By tying thousands of balloon to his home, 78-year-old Carl Fredricksen sets out to fulfill his lifelong dream to see the wilds of South America. Right after lifting off, however, he learns he isn’t alone on his journey, since Russell, a wilderness explorer 70 years his junior, has inadvertently become a stowaway on the trip.
Pixar delivers another amazingly stunning artistic piece that transcends generations and touches your heart whether you are five or seventy five years old.
The first few minutes of UP play out like an animated short showing the story of how the main character Carl and his wife Ellie met as children and spent their lives together, always planning to getaway to Rainbow Falls only to have life’s emergencies keep costing them their savings. It reminds us all how when we try to save for a retirement or vacation, often an emergency dips into our life savings to cover the unexpected. I was nearly left in tears by just the opening of the film, as the life full of love comes with the loss that you know is coming. Most of the introduction to the film has barely any spoken words, and is more played like a flashback through Carl and Ellie’s lives.

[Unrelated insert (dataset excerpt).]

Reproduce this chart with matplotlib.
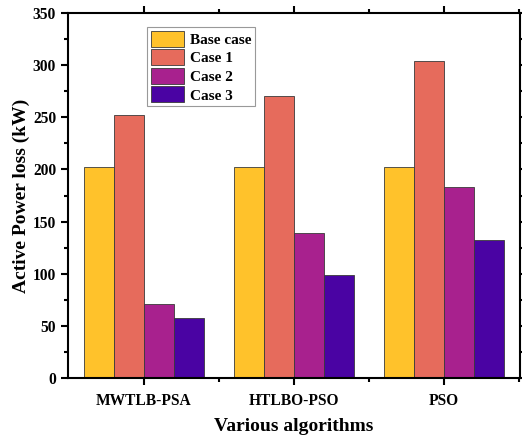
import numpy as np
import matplotlib
matplotlib.use('Agg')
import matplotlib.pyplot as plt
from matplotlib.ticker import MultipleLocator, FixedLocator

plt.rcParams['font.family'] = 'Liberation Serif'
plt.rcParams['font.weight'] = 'bold'

algorithms = ['MWTLB-PSA', 'HTLBO-PSO', 'PSO']
cases = ['Base case', 'Case 1', 'Case 2', 'Case 3']
base_case = [202.5, 202.5, 202.5]
case1 = [252.7, 270.8, 304.3]
case2 = [71.0, 139.2, 182.8]
case3 = [57.5, 98.9, 132.6]
colors = ['#FFC22B', '#E66B5C', '#A8218E', '#4A03A3']

fig = plt.figure(figsize=(5.22, 4.36), dpi=100)
ax = fig.add_axes([0.130, 0.133, 0.866, 0.837])

x = np.arange(len(algorithms))
w = 0.2
series = [base_case, case1, case2, case3]
for i, (vals, lab, c) in enumerate(zip(series, cases, colors)):
    ax.bar(x + (i - 1.5) * w, vals, w, label=lab, color=c,
           edgecolor='#3a3a3a', linewidth=0.6)

ax.set_xlim(-0.507, 2.507)
ax.set_ylim(0, 350)
ax.set_xticks(x)
ax.set_xticklabels(algorithms)
ax.xaxis.set_minor_locator(FixedLocator([0.5, 1.5, 2.5]))
ax.yaxis.set_major_locator(MultipleLocator(50))
ax.yaxis.set_minor_locator(MultipleLocator(25))

for s in ax.spines.values():
    s.set_linewidth(1.5)
ax.tick_params(which='both', direction='out', top=True, right=True, width=1.5)
ax.tick_params(which='major', length=5, labelsize=11.2)
ax.tick_params(which='minor', length=3)
ax.tick_params(axis='x', pad=6)

ax.set_xlabel('Various algorithms', fontsize=14, fontweight='bold', labelpad=6)
ax.set_ylabel('Active Power loss (kW)', fontsize=14, fontweight='bold', labelpad=2)

leg = ax.legend(loc='upper left', bbox_to_anchor=(0.175, 0.962), fontsize=11,
                fancybox=False, edgecolor='#999999', framealpha=1,
                handlelength=2.2, handleheight=1.25, handletextpad=0.35,
                labelspacing=0.15, borderpad=0.25, borderaxespad=0)
leg.get_frame().set_linewidth(0.8)

plt.savefig('out.png', dpi=100)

Once you reach where Carl is in the present you see his a man in a house surrounded by construction, his desperation and frustration at being alone have him rather crabby and hostile toward the outside world. When a construction worker voiced by John Ratzenberger (who has a cameo in I think every single Pixar film ever made) tries to make an offer on his house on behalf of a corporate tycoon, Carl just tells them off.

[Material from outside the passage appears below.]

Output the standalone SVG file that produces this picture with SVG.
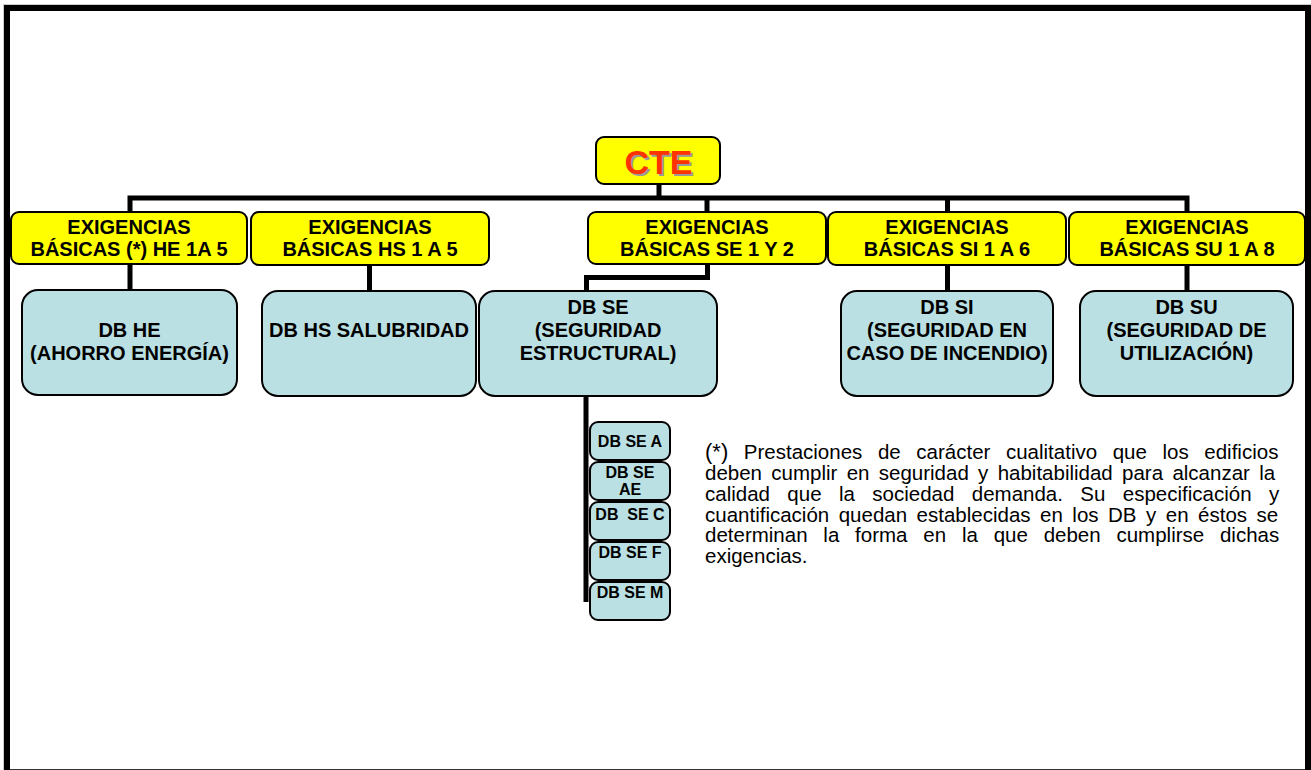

Shortly his temper and frustration get him into a situation where he is going to be forced into a retirement home and to spare himself, he decides to keep his promise to Ellie who he now personifies as the house. Using many helium balloons he lifts the house and sets sail for South America toward the Rainbow Waterfalls as promised.
Picking up a kid eager to earn his final scout badge to help the elderly and a canine with a translating collar along the way, the movie is filled with adventure, humor and sadness as we are taken to a magical world in a mythical place in South America. The movie plays out so beautifully with suspense, comedy and sadness all poised at exactly the right points to make you feel exactly how the director intended.
The movie is about spirit and adventure and achieving everything you wanted to do in life, it shows mortality, aging, and how friends and family and the life we spend with each other are what matter most in the end.
This film is like watching a beautiful piece of art, and honestly is among Pixar’s best. It has among the most unique stories out of any film period, and has the heart, humor and design for the entire family. I could not recommend a movie more this year, as this was the best film I have seen in the past year without any doubt.